◆ Provided data
....................
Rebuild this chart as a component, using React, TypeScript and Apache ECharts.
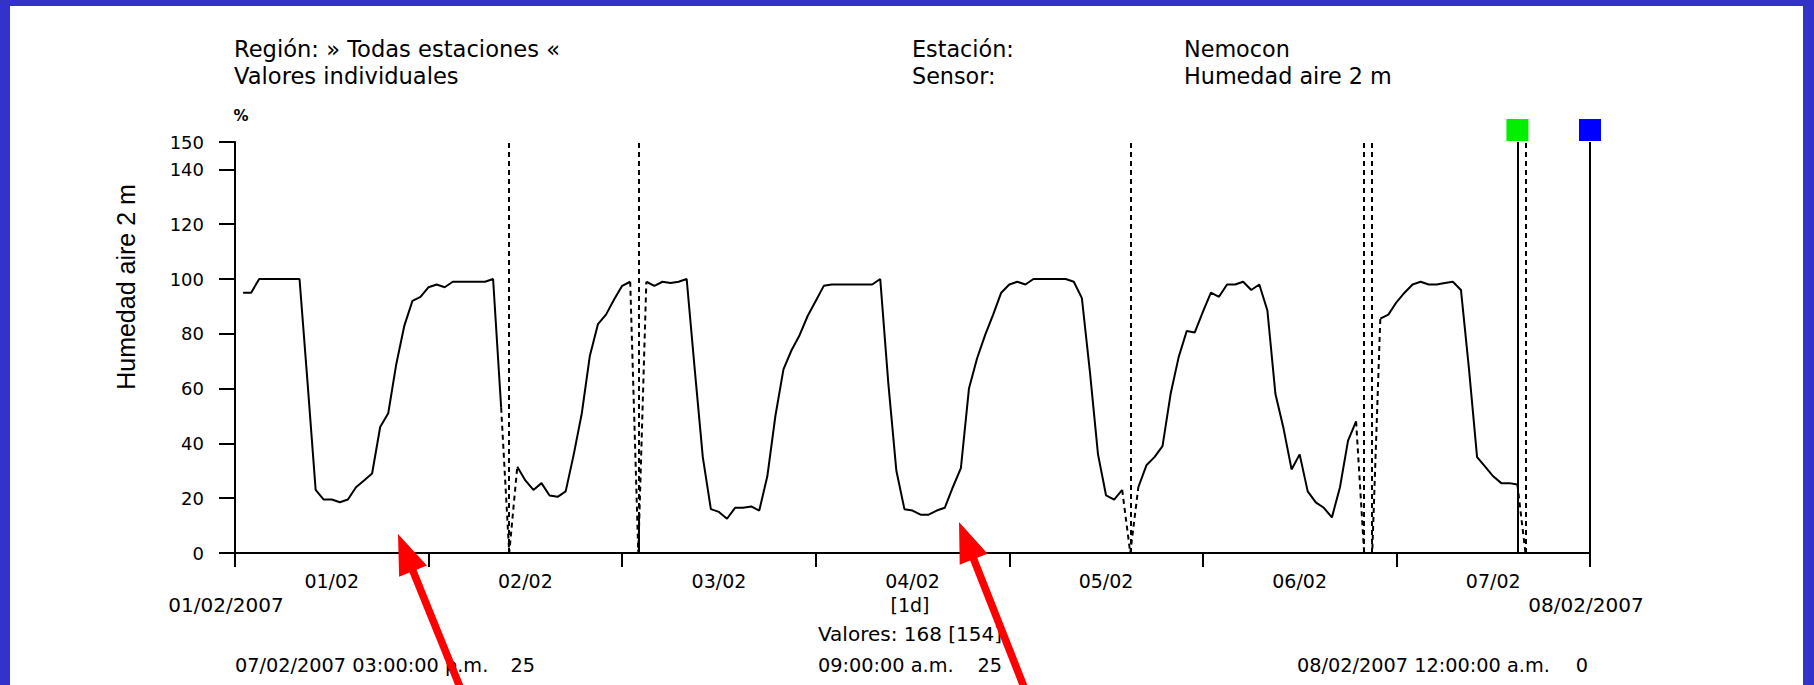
import React, { useEffect, useRef } from "react";
import * as echarts from "echarts";

// ---------- data ----------
const dayLabels = ["01/02", "02/02", "03/02", "04/02", "05/02", "06/02", "07/02"];

// hourly relative humidity, hour 1 (01/02 01:00) .. hour 168 (08/02 00:00); null = missing
const humidity: (number | null)[] = [
  95, 95, 100, 100, 100, 100, 100, 100,
  62, 23, 19.5, 19.5, 18.5, 19.5, 24, 26.5,
  29, 46, 51, 69, 83, 92, 93.5, 97,
  98, 97, 99, 99, 99, 99, 99, 100,
  53, null, 31.5, 26.5, 23, 25.5, 21, 20.5,
  22.5, 36, 51, 72, 83.5, 87, 92.5, 97.5,
  99, null, 99, 97.5, 99, 98.5, 99, 100,
  67, 35, 16, 15, 12.5, 16.5, 16.5, 17,
  15.5, 28, 50, 67, 74, 79.5, 86.5, 92,
  97.5, 98, 98, 98, 98, 98, 98, 100,
  62, 30, 16, 15.5, 14, 14, 15.5, 16.5,
  24, 31, 60, 71, 79.5, 87, 95, 98,
  99, 98, 100, 100, 100, 100, 100, 99,
  93, 66, 36, 21, 19.5, 23, null, 24,
  32, 35, 39, 58, 71.5, 81, 80.5, 88,
  95, 93.5, 98, 98, 99, 96, 98, 88.5,
  58, 45.5, 30.5, 36, 22.5, 18.5, 16.5, 13,
  24, 41, 48, null, null, 85.5, 87, 91.5,
  95, 98, 99, 98, 98, 98.5, 99, 96,
  67, 35, 31.5, 28, 25.5, 25.5, 25, null,
  null, null, null, null, null, null, null, null,
];

// missing hours that the original marks with dashed verticals
const gapHours = [34, 50, 111, 140, 141, 160];
const gapStub = { hour: 50, value: 13 };

const cursorA = { hour: 159, value: 25, stamp: "07/02/2007 03:00:00 p.m.", color: "#00f000" };
const cursorB = { hour: 168, value: 0, stamp: "08/02/2007 12:00:00 a.m.", color: "#0000ff" };
const cursorDiff = { stamp: "09:00:00 a.m.", value: 25 };

const yMin = 0;
const yMax = 150;
const yInterval = 20;
const xMin = 0;
const xMax = 168;
const xInterval = 24;

const headerLeft = ["Región: » Todas estaciones «", "Valores individuales"];
const headerMidKeys = ["Estación:", "Sensor:"];
const headerMidVals = ["Nemocon", "Humedad aire 2 m"];
const yName = "Humedad aire 2 m";
const unit = "%";
const startDate = "01/02/2007";
const endDate = "08/02/2007";
const stepLabel = "[1d]";

// ---------- helpers ----------
function arrowPoints(tip: number[], tail: number[], headLen: number, headHalf: number, shaftHalf: number) {
  const dx = tail[0] - tip[0];
  const dy = tail[1] - tip[1];
  const len = Math.sqrt(dx * dx + dy * dy);
  const ux = dx / len, uy = dy / len;
  const nx = -uy, ny = ux;
  const bx = tip[0] + ux * headLen, by = tip[1] + uy * headLen;
  return [
    [tip[0], tip[1]],
    [bx - nx * headHalf, by - ny * headHalf],
    [bx - nx * shaftHalf, by - ny * shaftHalf],
    [tail[0] - nx * shaftHalf, tail[1] - ny * shaftHalf],
    [tail[0] + nx * shaftHalf, tail[1] + ny * shaftHalf],
    [bx + nx * shaftHalf, by + ny * shaftHalf],
    [bx + nx * headHalf, by + ny * headHalf],
  ];
}

const PIX = '"DejaVu Sans", sans-serif';
const ARIAL = '"Liberation Sans", Arial, sans-serif';

function txt(text: string, x: number, y: number, size: number, align = "left", family = PIX, weight = "normal") {
  return {
    type: "text",
    x,
    y,
    z: 50,
    silent: true,
    style: {
      text,
      font: `${weight} ${size}px ${family}`,
      fill: "#000",
      align,
      verticalAlign: "middle",
      textAlign: align,
      textVerticalAlign: "middle",
    },
  };
}

export default function App() {
  const ref = useRef<HTMLDivElement>(null);

  useEffect(() => {
    if (!ref.current) return;
    const chart = echarts.init(ref.current, undefined, { renderer: "svg" });

    const solidData = humidity.map((v, i) => [i + 1, v === null ? "-" : v]);

    const isGap = (h: number) => gapHours.indexOf(h) >= 0;
    const dashedData = humidity.map((v, i) => {
      const h = i + 1;
      if (isGap(h)) return [h, 0];
      if (v !== null && (isGap(h - 1) || isGap(h + 1))) return [h, v];
      return [h, "-"];
    });

    const validCount = humidity.filter((v) => v !== null).length;

    const blue = "#3333cc";

    const option: any = {
      animation: false,
      backgroundColor: "#ffffff",
      grid: { left: 235, right: 224, top: 142, bottom: 132, containLabel: false },
      xAxis: [
        {
          type: "value",
          min: xMin,
          max: xMax,
          interval: xInterval,
          axisLine: { show: true, onZero: false, lineStyle: { color: "#000", width: 2 } },
          axisTick: { show: true, length: 14, lineStyle: { color: "#000", width: 2 } },
          axisLabel: { show: false },
          splitLine: { show: false },
        },
        {
          type: "category",
          data: dayLabels,
          boundaryGap: true,
          position: "bottom",
          axisLine: { show: false },
          axisTick: { show: false },
          axisLabel: { show: true, margin: 18, color: "#000", fontFamily: PIX, fontSize: 19 },
          splitLine: { show: false },
        },
      ],
      yAxis: {
        type: "value",
        min: yMin,
        max: yMax,
        interval: yInterval,
        axisLine: { show: true, lineStyle: { color: "#000", width: 2 } },
        axisTick: { show: true, length: 16, lineStyle: { color: "#000", width: 2 } },
        axisLabel: { color: "#000", fontFamily: PIX, fontSize: 18, margin: 31 },
        splitLine: { show: false },
      },
      series: [
        {
          type: "line",
          xAxisIndex: 0,
          data: dashedData,
          showSymbol: false,
          connectNulls: false,
          silent: true,
          lineStyle: { color: "#000", width: 2, type: [5, 4] },
          z: 3,
          markLine: {
            silent: true,
            symbol: ["none", "none"],
            label: { show: false },
            lineStyle: { color: "#000", width: 2, type: [5, 4] },
            data: gapHours.map((h) => [{ coord: [h, yMin] }, { coord: [h, yMax] }]),
          },
        },
        {
          type: "line",
          xAxisIndex: 0,
          data: solidData,
          showSymbol: false,
          connectNulls: false,
          silent: true,
          lineStyle: { color: "#000", width: 2 },
          z: 4,
          markLine: {
            silent: true,
            symbol: ["none", "none"],
            label: { show: false },
            lineStyle: { color: "#000", width: 2, type: "solid" },
            data: [
              [{ coord: [cursorA.hour, yMin] }, { coord: [cursorA.hour, yMax] }],
              [{ coord: [cursorB.hour, yMin] }, { coord: [cursorB.hour, yMax] }],
              [{ coord: [gapStub.hour, yMin] }, { coord: [gapStub.hour, gapStub.value] }],
            ],
          },
          markPoint: {
            silent: true,
            label: { show: false },
            data: [
              { coord: [cursorA.hour, yMax], symbol: "rect", symbolSize: 22, symbolOffset: [0, -12], itemStyle: { color: cursorA.color } },
              { coord: [cursorB.hour, yMax], symbol: "rect", symbolSize: 22, symbolOffset: [0, -12], itemStyle: { color: cursorB.color } },
            ],
          },
        },
      ],
      graphic: [
        // page frame
        { type: "rect", z: 100, silent: true, shape: { x: 0, y: 0, width: 10, height: 685 }, style: { fill: blue } },
        { type: "rect", z: 100, silent: true, shape: { x: 0, y: 0, width: 1814, height: 6 }, style: { fill: blue } },
        { type: "rect", z: 100, silent: true, shape: { x: 1803, y: 0, width: 11, height: 685 }, style: { fill: blue } },
        // header
        txt(headerLeft[0], 234, 49, 22.6),
        txt(headerLeft[1], 234, 76, 22.6),
        txt(headerMidKeys[0], 912, 49, 22.3),
        txt(headerMidKeys[1], 912, 76, 22.3),
        txt(headerMidVals[0], 1184, 49, 22.3),
        txt(headerMidVals[1], 1184, 76, 22.3),
        txt(unit, 241, 116, 15, "center", PIX, "bold"),
        {
          type: "text",
          x: 126,
          y: 287,
          rotation: Math.PI / 2,
          z: 50,
          silent: true,
          style: {
            text: yName,
            font: `normal 25px ${ARIAL}`,
            fill: "#000",
            align: "center",
            verticalAlign: "middle",
            textAlign: "center",
            textVerticalAlign: "middle",
          },
        },
        // below axis
        txt(startDate, 226, 605, 20, "center"),
        txt(stepLabel, 910, 605, 19, "center"),
        txt(endDate, 1586, 605, 20, "center"),
        txt(`Valores: ${humidity.length} [${validCount}]`, 910, 634, 20, "center"),
        txt(cursorA.stamp, 235, 665, 19.3),
        txt(String(cursorA.value), 535, 665, 19.3, "right"),
        txt(cursorDiff.stamp, 818, 665, 19.3),
        txt(String(cursorDiff.value), 1002, 665, 19.3, "right"),
        txt(cursorB.stamp, 1297, 665, 19.3),
        txt(String(cursorB.value), 1588, 665, 19.3, "right"),
        // red annotation arrows
        { type: "polygon", z: 120, silent: true, shape: { points: arrowPoints([398, 534], [462, 692], 40, 15, 3.8) }, style: { fill: "#ff0000" } },
        { type: "polygon", z: 120, silent: true, shape: { points: arrowPoints([959, 522], [1026, 692], 40, 15, 3.8) }, style: { fill: "#ff0000" } },
      ],
    };

    chart.setOption(option);
    return () => chart.dispose();
  }, []);

  return (
    <div
      ref={ref}
      style={{ position: "fixed", left: 0, top: 0, width: 1814, height: 685, background: "#fff" }}
    />
  );
}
....................
◆ Task requirements
Extract, word for word, each line from the top of the data down to and including the line with "import * as"; skip the pictures.

◆ The answer
Rebuild this chart as a component, using React, TypeScript and Apache ECharts.
import React, { useEffect, useRef } from "react";
import * as echarts from "echarts";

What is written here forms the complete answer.